Because grace is what is repeated, our salvation is not directly by faith but rests upon the sovereign grace of God.
Faith is the means by which this grace is expressed.
So it behooves us to understand what grace is.
It is a word thrown around loosely apart from its proper foundation in God.
Free grace has often been understood as being that God freely offers His grace which we are then free to accept or reject.
But Scripture clearly teaches that free grace means that God is free to offer it to all, to none, or to some, according to His will.
God is under no compulsion at all to offer grace.
Rather, grace flows according to the plan and will of God from His character.
It is vitally important to know this.
The way God has chosen to reveal grace to the believer is through the means of faith.
The following “it is the gift of God” probably refers back to “faith”, but some see it describing “grace” as being a gift.

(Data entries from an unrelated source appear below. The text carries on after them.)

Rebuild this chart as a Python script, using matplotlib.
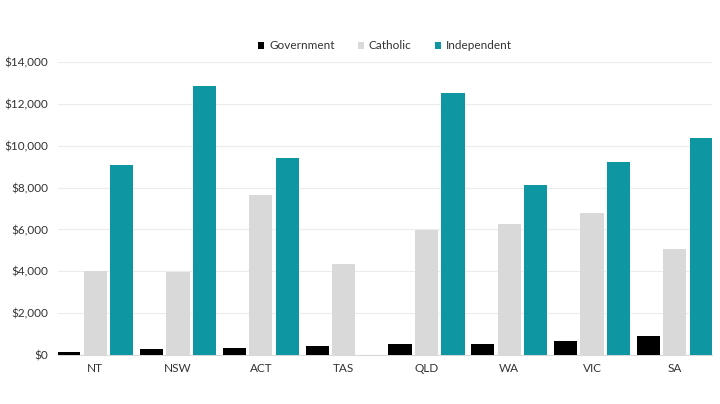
import matplotlib.pyplot as plt
import numpy as np
from matplotlib.ticker import FuncFormatter

states = ["NT", "NSW", "ACT", "TAS", "QLD", "WA", "VIC", "SA"]
government = [150, 300, 350, 450, 530, 530, 690, 930]
catholic = [4000, 3980, 7640, 4350, 5970, 6260, 6780, 5070]
independent = [9080, 12850, 9410, 0, 12500, 8120, 9220, 10380]

plt.rcParams['font.family'] = ['Lato', 'DejaVu Sans']

fig = plt.figure(figsize=(7.2, 4.04), dpi=100)
ax = fig.add_axes([0.0806, 0.1213, 0.9084, 0.7252])

x = np.arange(len(states))
w = 0.28
step = 0.32
ax.bar(x - step, government, w, color="#000000", label="Government", zorder=3)
ax.bar(x, catholic, w, color="#d9d9d9", label="Catholic", zorder=3)
ax.bar(x + step, independent, w, color="#0e96a3", label="Independent", zorder=3)

ax.set_xlim(-0.45, 7.45)
ax.set_ylim(0, 14000)
ax.set_yticks(range(0, 14001, 2000))
ax.yaxis.set_major_formatter(FuncFormatter(lambda v, p: "${:,.0f}".format(v)))
ax.set_xticks(x)
ax.set_xticklabels(states)
ax.grid(axis="y", color="#ececec", linewidth=0.8, zorder=0)
for s in ["top", "right", "left"]:
    ax.spines[s].set_visible(False)
ax.spines["bottom"].set_color("#d9d9d9")
ax.tick_params(length=0, labelsize=8.5, colors="#333333")
ax.tick_params(axis="y", pad=7)
ax.tick_params(axis="x", pad=6)

ax.legend(loc="lower center", bbox_to_anchor=(0.5, 1.0), ncol=3, frameon=False,
          fontsize=8.5, handlelength=0.5, handleheight=0.5, handletextpad=0.4,
          columnspacing=2.0, labelcolor="#333333")

fig.savefig("out.png", dpi=100)
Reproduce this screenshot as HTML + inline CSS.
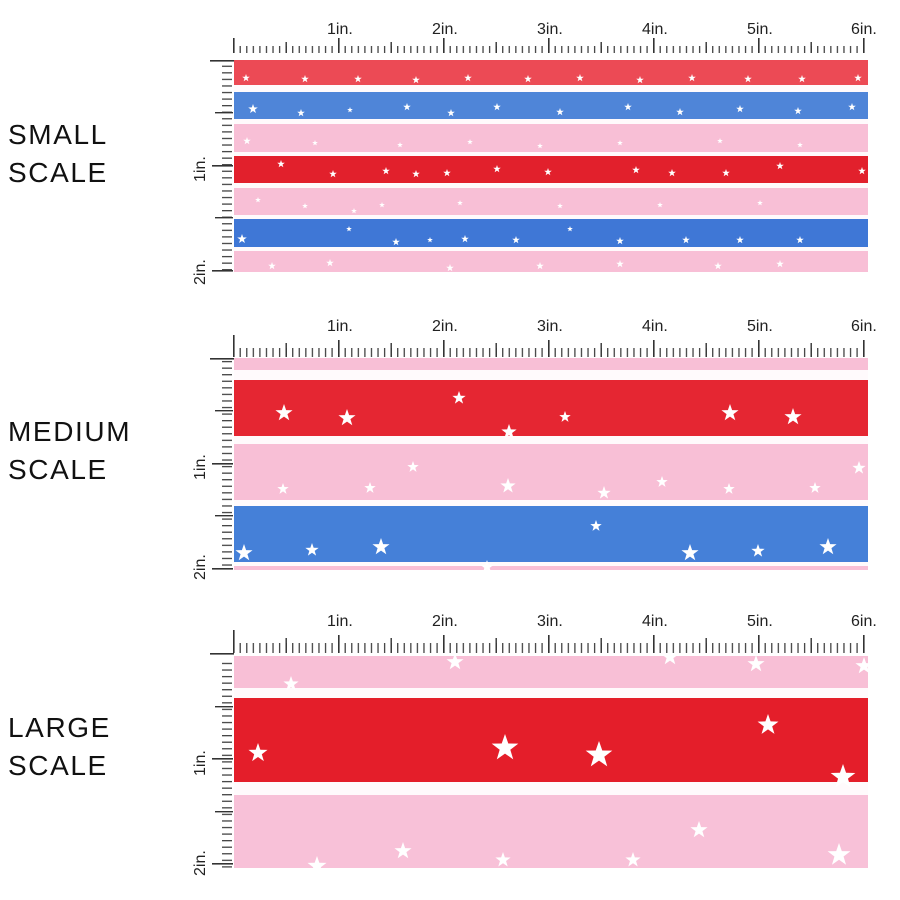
<!DOCTYPE html>
<html><head><meta charset="utf-8"><style>
html,body{margin:0;padding:0;background:#fff;}
svg{display:block;}
.lbl{font-family:"Liberation Sans",sans-serif;font-size:28px;fill:#111;letter-spacing:1.6px;}
.r{font-family:"Liberation Sans",sans-serif;font-size:16px;fill:#222;}
</style></head><body>
<svg width="900" height="900" viewBox="0 0 900 900" xmlns="http://www.w3.org/2000/svg">
<defs>
<pattern id="hm" x="233" y="0" width="6.5625" height="900" patternUnits="userSpaceOnUse">
<rect x="0" y="0" width="1.3" height="900" fill="#444"/></pattern>
<pattern id="vm" x="0" y="0" width="900" height="6.5625" patternUnits="userSpaceOnUse">
<rect x="0" y="0" width="900" height="1.3" fill="#444"/></pattern>
<polygon id="st" points="0,-1 0.235,-0.324 0.951,-0.309 0.38,0.124 0.588,0.809 0,0.4 -0.588,0.809 -0.38,0.124 -0.951,-0.309 -0.235,-0.324" fill="#fff"/>
</defs>

<text class="lbl" x="8" y="144">SMALL</text><text class="lbl" x="8" y="182">SCALE</text>
<text class="lbl" x="8" y="441">MEDIUM</text><text class="lbl" x="8" y="479">SCALE</text>
<text class="lbl" x="8" y="737">LARGE</text><text class="lbl" x="8" y="775">SCALE</text>

<!-- ===== SMALL ===== -->
<g>
<rect x="234" y="60" width="634" height="212" fill="#fffafc"/>
<rect x="234" y="60" width="634" height="25" fill="#ec4a55"/>
<rect x="234" y="92" width="634" height="27" fill="#4f85d8"/>
<rect x="234" y="124" width="634" height="28" fill="#f8bfd6"/>
<rect x="234" y="156" width="634" height="27" fill="#e2202c"/>
<rect x="234" y="188" width="634" height="27" fill="#f8bfd6"/>
<rect x="234" y="219" width="634" height="28" fill="#3f77d6"/>
<rect x="234" y="251" width="634" height="21" fill="#f8bfd6"/>
<g>
<use href="#st" transform="translate(246,78) scale(4)"/><use href="#st" transform="translate(305,79) scale(4)"/><use href="#st" transform="translate(358,79) scale(4)"/><use href="#st" transform="translate(416,80) scale(4)"/><use href="#st" transform="translate(468,78) scale(4)"/><use href="#st" transform="translate(528,79) scale(4)"/><use href="#st" transform="translate(580,78) scale(4)"/><use href="#st" transform="translate(640,80) scale(4)"/><use href="#st" transform="translate(692,78) scale(4)"/><use href="#st" transform="translate(748,79) scale(4)"/><use href="#st" transform="translate(802,79) scale(4)"/><use href="#st" transform="translate(858,78) scale(4)"/>
<use href="#st" transform="translate(253,109) scale(5)"/><use href="#st" transform="translate(301,113) scale(4)"/><use href="#st" transform="translate(350,110) scale(3)"/><use href="#st" transform="translate(407,107) scale(4)"/><use href="#st" transform="translate(451,113) scale(4)"/><use href="#st" transform="translate(497,107) scale(4)"/><use href="#st" transform="translate(560,112) scale(4)"/><use href="#st" transform="translate(628,107) scale(4)"/><use href="#st" transform="translate(680,112) scale(4)"/><use href="#st" transform="translate(740,109) scale(4)"/><use href="#st" transform="translate(798,111) scale(4)"/><use href="#st" transform="translate(852,107) scale(4)"/>
<use href="#st" transform="translate(247,141) scale(4)"/><use href="#st" transform="translate(315,143) scale(3)"/><use href="#st" transform="translate(400,145) scale(3)"/><use href="#st" transform="translate(470,142) scale(3)"/><use href="#st" transform="translate(540,146) scale(3)"/><use href="#st" transform="translate(620,143) scale(3)"/><use href="#st" transform="translate(720,141) scale(3)"/><use href="#st" transform="translate(800,145) scale(3)"/>
<use href="#st" transform="translate(281,164) scale(4)"/><use href="#st" transform="translate(333,174) scale(4)"/><use href="#st" transform="translate(386,171) scale(4)"/><use href="#st" transform="translate(416,174) scale(4)"/><use href="#st" transform="translate(447,173) scale(4)"/><use href="#st" transform="translate(497,169) scale(4)"/><use href="#st" transform="translate(548,172) scale(4)"/><use href="#st" transform="translate(636,170) scale(4)"/><use href="#st" transform="translate(672,173) scale(4)"/><use href="#st" transform="translate(726,173) scale(4)"/><use href="#st" transform="translate(780,166) scale(4)"/><use href="#st" transform="translate(862,171) scale(4)"/>
<use href="#st" transform="translate(258,200) scale(3)"/><use href="#st" transform="translate(305,206) scale(3)"/><use href="#st" transform="translate(354,211) scale(3)"/><use href="#st" transform="translate(382,205) scale(3)"/><use href="#st" transform="translate(460,203) scale(3)"/><use href="#st" transform="translate(560,206) scale(3)"/><use href="#st" transform="translate(660,205) scale(3)"/><use href="#st" transform="translate(760,203) scale(3)"/>
<use href="#st" transform="translate(349,229) scale(3)"/><use href="#st" transform="translate(242,239) scale(5)"/><use href="#st" transform="translate(396,242) scale(4)"/><use href="#st" transform="translate(430,240) scale(3)"/><use href="#st" transform="translate(465,239) scale(4)"/><use href="#st" transform="translate(516,240) scale(4)"/><use href="#st" transform="translate(570,229) scale(3)"/><use href="#st" transform="translate(620,241) scale(4)"/><use href="#st" transform="translate(686,240) scale(4)"/><use href="#st" transform="translate(740,240) scale(4)"/><use href="#st" transform="translate(800,240) scale(4)"/>
<use href="#st" transform="translate(272,266) scale(4)"/><use href="#st" transform="translate(330,263) scale(4)"/><use href="#st" transform="translate(450,268) scale(4)"/><use href="#st" transform="translate(540,266) scale(4)"/><use href="#st" transform="translate(620,264) scale(4)"/><use href="#st" transform="translate(718,266) scale(4)"/><use href="#st" transform="translate(780,264) scale(4)"/>
</g>
</g>

<!-- ===== MEDIUM ===== -->
<g>
<rect x="234" y="358" width="634" height="212" fill="#fffafc"/>
<rect x="234" y="358" width="634" height="12" fill="#f8bfd6"/>
<rect x="234" y="380" width="634" height="56" fill="#e52632"/>
<rect x="234" y="444" width="634" height="56" fill="#f8bfd6"/>
<rect x="234" y="506" width="634" height="56" fill="#4580d8"/>
<rect x="234" y="566" width="634" height="4" fill="#f8bfd6"/>
<use href="#st" transform="translate(284,413) scale(9)"/><use href="#st" transform="translate(347,418) scale(9)"/><use href="#st" transform="translate(459,398) scale(7)"/><use href="#st" transform="translate(509,432) scale(8)"/><use href="#st" transform="translate(565,417) scale(6)"/><use href="#st" transform="translate(730,413) scale(9)"/><use href="#st" transform="translate(793,417) scale(9)"/>
<use href="#st" transform="translate(413,467) scale(6)"/><use href="#st" transform="translate(508,486) scale(8)"/><use href="#st" transform="translate(604,493) scale(7)"/><use href="#st" transform="translate(283,489) scale(6)"/><use href="#st" transform="translate(370,488) scale(6)"/><use href="#st" transform="translate(662,482) scale(6)"/><use href="#st" transform="translate(729,489) scale(6)"/><use href="#st" transform="translate(815,488) scale(6)"/><use href="#st" transform="translate(859,468) scale(7)"/>
<use href="#st" transform="translate(244,553) scale(9)"/><use href="#st" transform="translate(312,550) scale(7)"/><use href="#st" transform="translate(381,547) scale(9)"/><use href="#st" transform="translate(596,526) scale(6)"/><use href="#st" transform="translate(690,553) scale(9)"/><use href="#st" transform="translate(758,551) scale(7)"/><use href="#st" transform="translate(828,547) scale(9)"/><use href="#st" transform="translate(487,567) scale(7)"/>
</g>

<!-- ===== LARGE ===== -->
<g>
<rect x="234" y="656" width="634" height="212" fill="#fffafc"/>
<rect x="234" y="656" width="634" height="32" fill="#f8bfd6"/>
<rect x="234" y="698" width="634" height="84" fill="#e41e2a"/>
<rect x="234" y="795" width="634" height="73" fill="#f8c1d8"/>
<use href="#st" transform="translate(291,684) scale(8)"/><use href="#st" transform="translate(455,662) scale(9)"/><use href="#st" transform="translate(670,657) scale(9)"/><use href="#st" transform="translate(756,664) scale(9)"/><use href="#st" transform="translate(864,666) scale(9)"/>
<use href="#st" transform="translate(258,753) scale(10)"/><use href="#st" transform="translate(505,748) scale(14)"/><use href="#st" transform="translate(599,755) scale(14)"/><use href="#st" transform="translate(768,725) scale(11)"/><use href="#st" transform="translate(843,777) scale(13)"/>
<use href="#st" transform="translate(403,851) scale(9)"/><use href="#st" transform="translate(699,830) scale(9)"/><use href="#st" transform="translate(839,855) scale(12)"/><use href="#st" transform="translate(317,866) scale(10)"/><use href="#st" transform="translate(503,860) scale(8)"/><use href="#st" transform="translate(633,860) scale(8)"/>
</g>

<!-- ===== RULERS ===== -->
<g id="rulers">
<rect x="233" y="46" width="632" height="7" fill="url(#hm)"/>
<g fill="#333">
<rect x="233" y="38" width="1.6" height="15"/><rect x="338" y="38" width="1.6" height="15"/><rect x="443" y="38" width="1.6" height="15"/><rect x="548" y="38" width="1.6" height="15"/><rect x="653" y="38" width="1.6" height="15"/><rect x="758" y="38" width="1.6" height="15"/><rect x="863" y="38" width="1.6" height="15"/>
<rect x="285.5" y="42" width="1.4" height="11"/><rect x="390.5" y="42" width="1.4" height="11"/><rect x="495.5" y="42" width="1.4" height="11"/><rect x="600.5" y="42" width="1.4" height="11"/><rect x="705.5" y="42" width="1.4" height="11"/><rect x="810.5" y="42" width="1.4" height="11"/>
</g>
<text class="r" x="327" y="34">1in.</text><text class="r" x="432" y="34">2in.</text><text class="r" x="537" y="34">3in.</text><text class="r" x="642" y="34">4in.</text><text class="r" x="747" y="34">5in.</text><text class="r" x="851" y="34">6in.</text>
<rect x="222" y="60" width="10" height="212" fill="url(#vm)"/>
<g fill="#333"><rect x="210" y="60" width="24" height="1.6"/><rect x="215" y="112" width="18" height="1.4"/><rect x="212" y="165" width="21" height="1.6"/><rect x="215" y="217" width="18" height="1.4"/><rect x="212" y="270" width="21" height="1.6"/></g>
<text class="r" transform="translate(205,182) rotate(-90)">1in.</text>
<text class="r" transform="translate(205,285) rotate(-90)">2in.</text>

<rect x="233" y="348" width="632" height="9" fill="url(#hm)"/>
<g fill="#333">
<rect x="233" y="335" width="1.6" height="22"/><rect x="338" y="340" width="1.6" height="17"/><rect x="443" y="340" width="1.6" height="17"/><rect x="548" y="340" width="1.6" height="17"/><rect x="653" y="340" width="1.6" height="17"/><rect x="758" y="340" width="1.6" height="17"/><rect x="863" y="340" width="1.6" height="17"/>
<rect x="285.5" y="343" width="1.4" height="14"/><rect x="390.5" y="343" width="1.4" height="14"/><rect x="495.5" y="343" width="1.4" height="14"/><rect x="600.5" y="343" width="1.4" height="14"/><rect x="705.5" y="343" width="1.4" height="14"/><rect x="810.5" y="343" width="1.4" height="14"/>
</g>
<text class="r" x="327" y="331">1in.</text><text class="r" x="432" y="331">2in.</text><text class="r" x="537" y="331">3in.</text><text class="r" x="642" y="331">4in.</text><text class="r" x="747" y="331">5in.</text><text class="r" x="851" y="331">6in.</text>
<rect x="222" y="360" width="10" height="210" fill="url(#vm)"/>
<g fill="#333"><rect x="210" y="358" width="24" height="1.6"/><rect x="215" y="410" width="18" height="1.4"/><rect x="212" y="463" width="21" height="1.6"/><rect x="215" y="515" width="18" height="1.4"/><rect x="212" y="568" width="21" height="1.6"/></g>
<text class="r" transform="translate(205,480) rotate(-90)">1in.</text>
<text class="r" transform="translate(205,580) rotate(-90)">2in.</text>

<rect x="233" y="643" width="632" height="10" fill="url(#hm)"/>
<g fill="#333">
<rect x="233" y="630" width="1.6" height="23"/><rect x="338" y="635" width="1.6" height="18"/><rect x="443" y="635" width="1.6" height="18"/><rect x="548" y="635" width="1.6" height="18"/><rect x="653" y="635" width="1.6" height="18"/><rect x="758" y="635" width="1.6" height="18"/><rect x="863" y="635" width="1.6" height="18"/>
<rect x="285.5" y="638" width="1.4" height="15"/><rect x="390.5" y="638" width="1.4" height="15"/><rect x="495.5" y="638" width="1.4" height="15"/><rect x="600.5" y="638" width="1.4" height="15"/><rect x="705.5" y="638" width="1.4" height="15"/><rect x="810.5" y="638" width="1.4" height="15"/>
</g>
<text class="r" x="327" y="626">1in.</text><text class="r" x="432" y="626">2in.</text><text class="r" x="537" y="626">3in.</text><text class="r" x="642" y="626">4in.</text><text class="r" x="747" y="626">5in.</text><text class="r" x="851" y="626">6in.</text>
<rect x="222" y="658" width="10" height="210" fill="url(#vm)"/>
<g fill="#333"><rect x="210" y="653" width="24" height="1.6"/><rect x="215" y="706" width="18" height="1.4"/><rect x="212" y="758" width="21" height="1.6"/><rect x="215" y="811" width="18" height="1.4"/><rect x="212" y="863" width="21" height="1.6"/></g>
<text class="r" transform="translate(205,776) rotate(-90)">1in.</text>
<text class="r" transform="translate(205,876) rotate(-90)">2in.</text>
</g>
</svg>
</body></html>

The former seems to be what is indicated here, although “grace” by definition is a free gift.
What Paul is contrasting here is faith and works.
Works can never be the source of grace.
Grace can never be earned.
It has been described as “unmerited favor to the undeserving”.
One earns a paycheck.
It is not by grace, one is paid.
As soon as grace is seen as a reward for works, then “grace is no longer grace”.
Paul tells us in Romans that the wages of sin is death, the very death which characterized the “former” picture.
Paul lets us know in no uncertain terms that it is by grace and not by works we are saved.
Works killed us.
We were planted into the grave of total deadness to God A dead man cannot revive himself.
A person who has a sudden case of cardiac arrest is dead.
He cannot perform CPR on himself.
He needs someone else to bring him back to life.
Someone has to give him the gift of life.
So in the similar way that the man who dropped dead is given new life by the grace of someone else, Jesus calls the dead man back to life.